Buying a Home with Someone You’re Not Married To
Key Takeaways
- Many people are delaying marriage and living together without being legally married.
- It is possible to buy a home with someone you're not married to.
- You'll need to determine how to structure shared ownership.
- It's important to prepare for what happens to a shared home in case of a potential breakup.
Married couples often buy homes together. However, you don't have to be married to buy a home, and you can buy a house with someone who is not your spouse.
Buying a home jointly with a partner, friend, or family member is becoming more common, and there are significant benefits, including affordability. But there are also challenges to consider as well.
This guide will explain what you need to know about buying a home with someone you're not married to, including added legal and financial complexities you may face and how to protect against the risks.
Can You Buy a House with Someone You’re Not Married To?
You are absolutely allowed to buy a house with someone you are not married to. Qualifying for a mortgage and purchasing a home are both processes based on your finances and not your relationship status.
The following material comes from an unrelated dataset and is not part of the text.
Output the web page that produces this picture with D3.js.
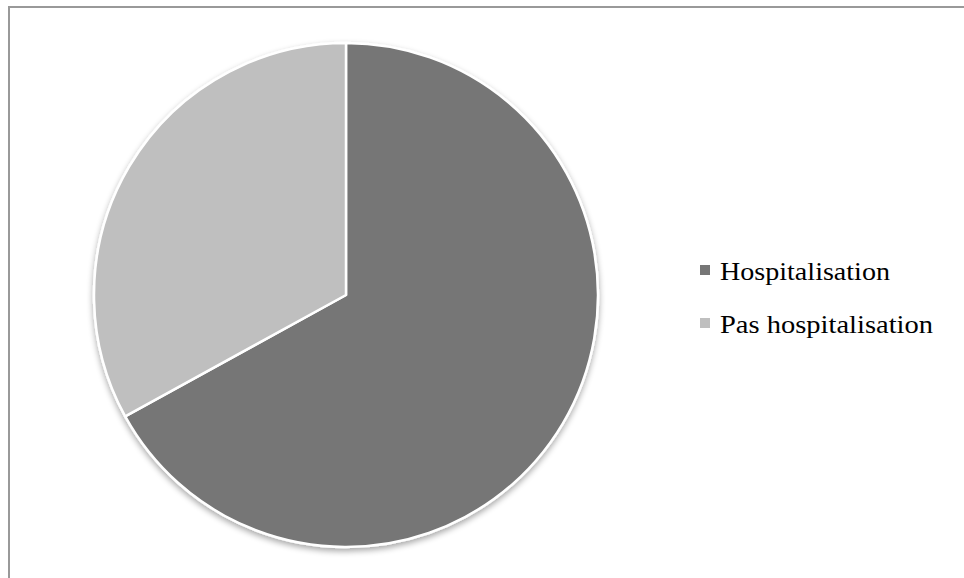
<!DOCTYPE html>
<html><head><meta charset="utf-8">
<script src="https://cdn.jsdelivr.net/npm/d3@7"></script>
<style>html,body{margin:0;padding:0;background:#fff;}</style>
</head><body>
<script>
const categories = ["Hospitalisation", "Pas hospitalisation"];
const values = [67, 33];
const colors = ["#767676", "#bfbfbf"];
const labelLengths = [170, 213];

const W = 964, H = 578;
const svg = d3.select("body").append("svg").attr("width", W).attr("height", H);

svg.append("rect").attr("x", 9).attr("y", 7).attr("width", 970).attr("height", 600)
  .attr("fill", "#fff").attr("stroke", "#999").attr("stroke-width", 2);

const defs = svg.append("defs");
const f = defs.append("filter").attr("id", "sh").attr("x", "-10%").attr("y", "-10%").attr("width", "120%").attr("height", "120%");
f.append("feGaussianBlur").attr("in", "SourceAlpha").attr("stdDeviation", 3).attr("result", "b");
f.append("feOffset").attr("in", "b").attr("dx", 0).attr("dy", 3).attr("result", "o");
f.append("feComponentTransfer").attr("in", "o").attr("result", "o2")
  .append("feFuncA").attr("type", "linear").attr("slope", 0.35);
const m = f.append("feMerge");
m.append("feMergeNode").attr("in", "o2");
m.append("feMergeNode").attr("in", "SourceGraphic");

const cx = 346, cy = 295, r = 252;
const pie = d3.pie().sort(null).value(d => d)(values);
const arc = d3.arc().innerRadius(0).outerRadius(r);
const g = svg.append("g").attr("transform", `translate(${cx},${cy})`).attr("filter", "url(#sh)");
g.selectAll("path").data(pie).join("path")
  .attr("d", arc).attr("fill", (d, i) => colors[i])
  .attr("stroke", "#fff").attr("stroke-width", 2.5).attr("stroke-linejoin", "round");

const lg = svg.append("g");
categories.forEach((c, i) => {
  const y = 280 + i * 53;
  lg.append("rect").attr("x", 700).attr("y", y - 15).attr("width", 10).attr("height", 10).attr("fill", colors[i]);
  lg.append("text").attr("x", 720).attr("y", y).text(c)
    .attr("textLength", labelLengths[i]).attr("lengthAdjust", "spacingAndGlyphs")
    .attr("font-family", "Liberation Serif, serif").attr("font-size", 24.5).attr("fill", "#000");
});
</script>
</body></html>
However, you will need to make sure you have a cohabitation agreement to understand your shared financial responsibilities, and you will need to know who is named on the home title. These things are important because you don't have the same built-in legal framework that applies to married couples, like divorce laws that divide assets based on equitable distribution or community property rules.
Buying a House Unmarried vs. Married
When you buy a house as a married couple, you have a relationship that is legally recognized. This means you have both rights and responsibilities. If your marriage ends, there is an established formal process for dissolving the union and determining who keeps the home.
If you buy a house with an unmarried partner, friend, or family member, you are most likely not buying the property within the confines of a legally recognized partnership. This creates added challenges if your relationship with the home's co-owner changes over time.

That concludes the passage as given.